Sunday, November 17, 2013

Pendekatan Non-Direktif

Pendekatan Non-Direktif
        Pola ini berangkat dari premis bahwa belajar pada dasarnya adalah pengalaman pribadi, sehingga pada akhirnya individu harus mampu memecahkan masalahnya sendiri. Bagi guru, pemecahan masalah ini tidak lain dari pada upaya untuk memperbaiki dan meningkatkan pengalaman belajar siswa di kelas. Peranan supervisor disini adalah mendegarkan, tidak memberikan pertimbangan, membagkitkan kesadaran sendiri, dan mengklasifikasi pengalaman-pengalaman yang dimiliki guru (Glickman, 1981, 1986; Glickman & Tamashiro, 1980; Glickman & Pajak 1986).
         Dalam penelitian, Blumberg (1967) menemukan bukti yang menunjukkan bahwa para guru lebih suka, jika Supervisi menggunakan pendekatan non-direktif dalam wawancara supervisi. Para guru merasa bahwa bentuk pertemuan semacam itu lebih efktif. Ditemukan juga supervisor yang menggunakan pendekatan non-direktif. Dalam pendekatan direktif, guru merasa kurang bebas unutuk memulai diskusi dengan supervisornya, jika dibandingkan dengan diskusi yang dilakukan oleh supervisor non-direktif. Disimpulkan juga, bahwa supervisor dan guru memerlukan kepekaan untuk berkomonikasi dengan baik. Karena itu, supervisor seharusnya menggunakan pendekatan non-direktif dalam wawancara Supervisi untuk menghasilkan komonikasi yang lebih efektif.
           Melalui penelitian yang dikerjakan pada tahun 1968, Blumberg menemukan bukti yang lebih mendukung keafektifan pendekatan Supervisi non direktif Ia menyimpulkan bahwa jika supervisor menekankan refleksi, atau bertanya untuk memperoleh informasi guna membuka komunikasi wawancara mereka, para guru menilainya sebagai pertemuan Supervisi yang positif. Bila para supervisor lebih banyak bicara dalam pertemuan itu, para guru menilai interelasi pertemuan itu kurang posistif atau bahkan negative.
       Dalam hubungannya dangan  hal berbicara dalam wawancara Supervisi, Krajewski (dalam Mantja, 1998:185) salah seorang pakar Supervisi Klinis, melalui penelitiannya menemukan, bahwa supervisor yang sedikit berbicara atau memberikan gagasan-gagasan guru, lebih berhasil diri pada supervisor yang tidak terlatih menggunakan pendekatan Supervisi yang non-direktif.
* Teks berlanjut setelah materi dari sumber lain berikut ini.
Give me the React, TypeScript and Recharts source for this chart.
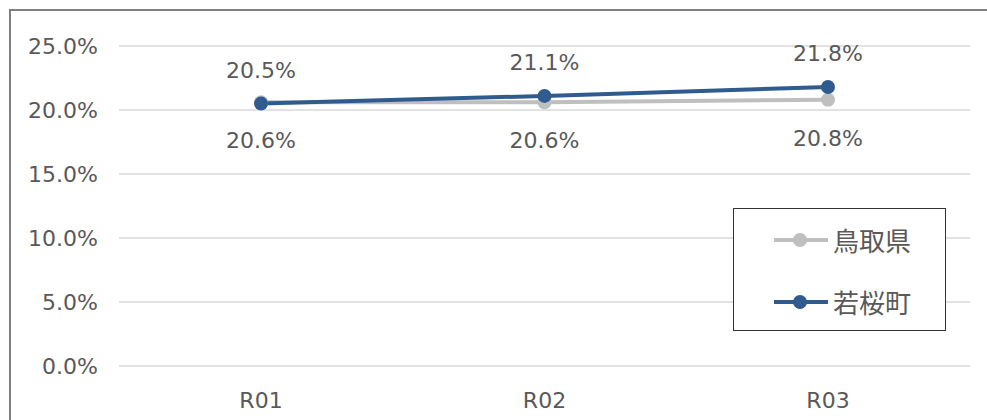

        Agak menarik juga,temuan penelitian yang dilaporkan oleh Blumberg bersama Weber (dalam Mantja, 1998:185). Mereka menyimpulkan bahwa moral para guru berkorelai dengan perilaku Supervisi. Jika perilaku Supervisi direktif dari supervisor rendah dan perilaku Supervisi non direktif tinggi, maka moral guru tinggi. Sebaliknya jika para supervisor berprilaku Supervisi direktif tinggi dan perilaku Supervisi non direktifnya rendah, maka moral guru menjadi rendah.
        Dalam mengkaji pendekatan Supervisi yang lebih disenangi guru, Ginkel (1983) dan Rossiance (1985) menemukan bahwa pendekatan non direktif menempati peringkat kedua diantara du pendekatan Supervisi lainny, yaitu direktif dan kolaboratif. Temuan itu berbeda dengan hasil penelitian Blumberg dan Amidon (dalam Mantja, 1998 : 186) yang melaporkan bahwa sebagain besar guru lebih menyukai pendekatan non-direktif.
      Karena dengan pendektan itu mereka merasa memperoleh pemahaman diri baik sebagai kelompok mauoun sebagai inidividu. Hasil penelitian itu lebih mempertegas temuan Blumberg dan Weber (dalam Mantja, 1998:186), yang menyimpulkan “Experienced teacher did not View directive behaviors as positive”. Berarti bahwa para guru yang telah berpengalaman mengajar, lebih menyukai disupervisi dengan pendekatan non direktif. Kesimpulan tersebut di atas di dukung juga oleh penelitian Ngugi (dalam Glickman, 1986).